Basically, when I've had a legal item cancelled through a Neighborhood Watch, I could find no rhyme nor reason, except either it was a competitor doing it to eliminate competition, or for some reason, some person found it offended them.
Neither is a viable reason to cancel an auction. I did have one buyer absolutely furious and wrote me regarding the background color I used in a post!!!
It is just too easy to Neighborhood Watch an auction for no reason.
I am not implying I think these current massive cancellations relate to Neighborhood Watch, some may, some not, but to make a change one has to have an explanation - and as Hamlet said, "and there in lays the rub."
posted on January 13, 2001 06:17:05 AM new
Of course canceling all of a seller's auctions that were posted prior to January 10, is a good way to get money to repost all of them - just a thought!
Just think how many auctions went up prior to the 10th, and are set for 10 days and 2 relists - perhaps Yahoo decided that they'd just eliminate some and then the seller will have to pay to repost them.
posted on January 13, 2001 06:30:08 AM new
Thanks for your insights ~ interesting, though, as I receive these auction cancellation notices, the items still show up for sale in my "Selling Column". I can view who the winning bidders were from my vantage point (Seller's page, I guess you'd call it), but they have been removed from the auction item page itself - it appears as if the item has no bids- and the auction ticker is still running! So for my 239 auctions up - none APPEAR cancelled!
posted on January 13, 2001 10:11:39 AM new
I personally don't think anyone is qualified to determine if an auction is spam. I hope everyone with no sympathy for the way you and I and Rebel Guns have been treated gets theirs....in an (see: Mallrats) uncomfortable place. Like the backseat of a Volkswagen.

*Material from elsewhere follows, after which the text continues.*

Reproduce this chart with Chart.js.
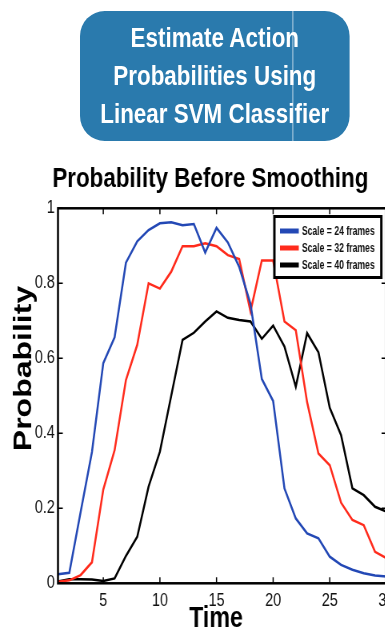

posted on January 13, 2001 10:26:58 AM new
Let me just say that YooHoo has done nothing to me personally beyond making it economically stupid to continue posting with them, and by that I mean by items need a real buying audience to be able to sell them IF I am paying to post them.

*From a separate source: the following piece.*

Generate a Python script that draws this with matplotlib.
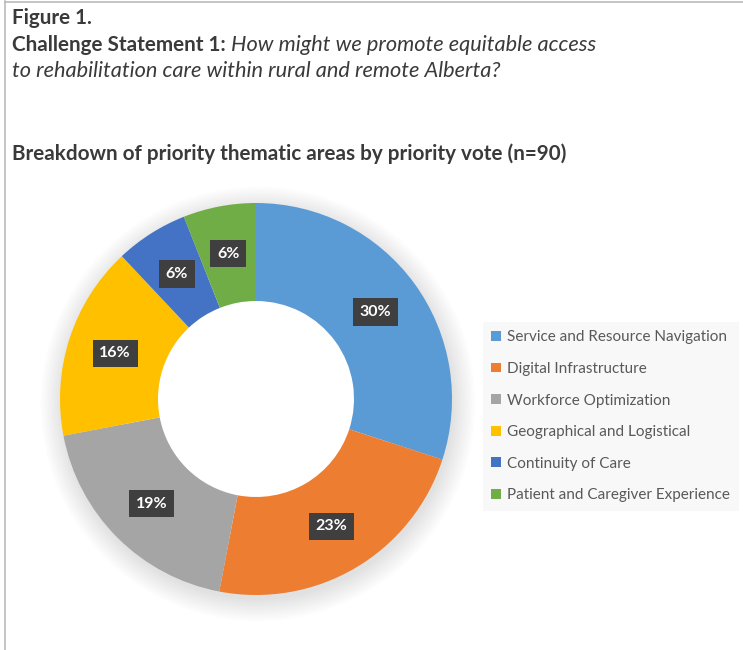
import matplotlib
matplotlib.use("Agg")
import matplotlib.pyplot as plt
from matplotlib.patches import Patch, Circle, Wedge
from matplotlib.lines import Line2D
import numpy as np

categories = ["Service and Resource Navigation", "Digital Infrastructure",
              "Workforce Optimization", "Geographical and Logistical",
              "Continuity of Care", "Patient and Caregiver Experience"]
values = [30, 23, 19, 16, 6, 6]
colors = ["#5B9BD5", "#ED7D31", "#A5A5A5", "#FFC000", "#4472C4", "#70AD47"]

plt.rcParams['font.family'] = ['Lato', 'DejaVu Sans']
W, H = 743, 650
fig = plt.figure(figsize=(W/100, H/100), dpi=100)
fig.patch.set_facecolor("white")

# border lines
fig.add_artist(Line2D([5/W, 5/W], [0, 1-1/H], color="#BBBBBB", lw=1.2))
fig.add_artist(Line2D([5/W, 1], [1-1.5/H, 1-1.5/H], color="#BBBBBB", lw=1.2))

tc = "#3A3A3A"
fs = 14.9
fsi = 15.7
fig.text(12/W, 1-18/H, "Figure 1.", fontsize=fs, fontweight="bold", color=tc, va="center")
t1 = fig.text(12/W, 1-45/H, "Challenge Statement 1: ", fontsize=fs, fontweight="bold", color=tc, va="center")
fig.canvas.draw()
bb = t1.get_window_extent(fig.canvas.get_renderer())
fig.text(bb.x1/W, 1-45/H, "How might we promote equitable access", fontsize=fsi,
         fontstyle="italic", color=tc, va="center")
fig.text(12/W, 1-71/H, "to rehabilitation care within rural and remote Alberta?", fontsize=fsi,
         fontstyle="italic", color=tc, va="center")
fig.text(12/W, 1-154/H, "Breakdown of priority thematic areas by priority vote (n=90)", fontsize=fs,
         fontweight="bold", color=tc, va="center")

# donut
cx, cy, R = 256, 399, 196
ax = fig.add_axes([(cx-R)/W, (H-cy-R)/H, 2*R/W, 2*R/H])
# soft shadow (outside ring only)
for i in range(10):
    ax.add_patch(Wedge((0.01, -0.025), 1.0 + 0.012*i, 0, 360, width=0.3 + 0.012*i,
                       color="#000000", alpha=0.010, zorder=0, lw=0, clip_on=False))
wedges, texts = ax.pie(values, colors=colors, startangle=90, counterclock=False,
                       radius=1.0, wedgeprops=dict(width=0.5, edgecolor="none"))
for w in wedges:
    w.set_zorder(2)
ax.set_xlim(-1, 1); ax.set_ylim(-1, 1); ax.axis("off")
for w, v in zip(wedges, values):
    ang = np.deg2rad((w.theta1 + w.theta2) / 2)
    r = 0.755
    ax.text(r*np.cos(ang), r*np.sin(ang), f"{v}%", ha="center", va="center",
            fontsize=11.5, fontweight="bold", color="white", zorder=5,
            bbox=dict(boxstyle="square,pad=0.42", fc="#3F3F3F", ec="none"))

handles = [Patch(facecolor=c, edgecolor="none") for c in colors]
leg = fig.legend(handles, categories, loc="upper left", bbox_to_anchor=(483/W, 1-322/H),
                 frameon=True, fontsize=11, labelcolor="#595959", handlelength=0.6,
                 handleheight=0.6, handletextpad=0.45, labelspacing=1.15,
                 borderpad=0.55, borderaxespad=0)
leg.get_frame().set_facecolor("#F7F7F7")
leg.get_frame().set_edgecolor("none")
leg.get_frame().set_boxstyle("square", pad=0)

fig.savefig("out.png", dpi=100)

I have not had anything banned or cancelled by YooHoo. I do not deal in Neo-Nazi items, and have only ever sold antique Klan relics (and these only to Afro-Ameircan customers, by the way).
But I am against the prohibition because it is founded on illogical and inconsistant premises. As I stated before, there are MANY things in this world that could be argued to symbolize racism, sexism and genocide in some form or another. If we band everything someone might find offensive for some reason, it would be a pretty empty world.
Personally, I'm probably at least as much disgusted by Hitler mouse pads and KKK Now and Forever bumper stickers as the next guy. How do I deal with it? I don't post them and I don't buy them. I don't try and change the world. Only my own. I am not into cultural cleansing, as this brings back too many dark visions from the history books.
If anything is symbolic of Nazism and Klanism, it's supression of things undesirable. And I am against nything that resembles it.
I may not agree with what you believe, but I will always fight for your right to believe it, unless, of course, your belief goes beyond that to the point of supressing the rights of others to hold other beliefs.
posted on January 13, 2001 10:37:19 AM new
jojo85m you mean they have cancelled auctions which you have bidders on? I know that on Jan. 6 all my auctions for that day disappeared. I know I had a winner on one but never got to contact them as there was no final record submited by Yahoo. My repeated contacts with the Yahoo Canned Message Center finally got a response of there were no winners in my auctions for that day. I didn't "fight" it anymore. Is this just a Yahoo fluke or will it all be straightened out. If they are cancelling us for any drummed up reason, then I agree with an earlier observation that it is a way to get to the end result earlier regarding who's staying and who's going. Very interesting but stupid way to do business. "You should dance with what brung Ya" Yahoo. Ignoring the needs of your dance partners won't get you a second date.
posted on January 13, 2001 10:48:40 AM new
Well, to add to my thoughts on cancellations, not only canceling auctions, forces one to relist and PAY, but it also forces a seller to use up more of their credits from eBay feedback. I am not saying that this is what has caused some of the cancellations, only that it would financially benefit Yahoo. Just a thought!
posted on January 13, 2001 11:31:10 AM new
Hello all & Dreamgirl- I finally stopped getting cancellations notices - 18 in all- everything from old sheet music, porcelain items, religious postcards, to childrens books, and I was baffled! Esp since the auctions are still open in my selling column. Then I received an email from a new buyer, with a feedback rating of 4, (she had bought from me before, and yes, one of her feedback points was from me) - she told me she had been trying to bid on numerous items, but was limited to 5 tems total, until she reaches a feedback rating of 5. Her bid had been removed from the auctions she had bid on. So I SPECULATE that the emails I got from Yahoo, although titled "Auction cancellation", were actually cancellation of bids from Buyers with feedback less than 5. I remember that bidding limit is one of Yahoo's new policies. So that mystery MIGHT be solved, but who knows?
posted on January 13, 2001 11:52:27 AM new
"but was limited to 5 tems total, until she reaches a feedback rating of 5" - Yahoo's iceberg is approaching, and they won't even pay any attention to the advanced warnings. Full speed ahead! I bet they don't even have enough lifeboats on-board.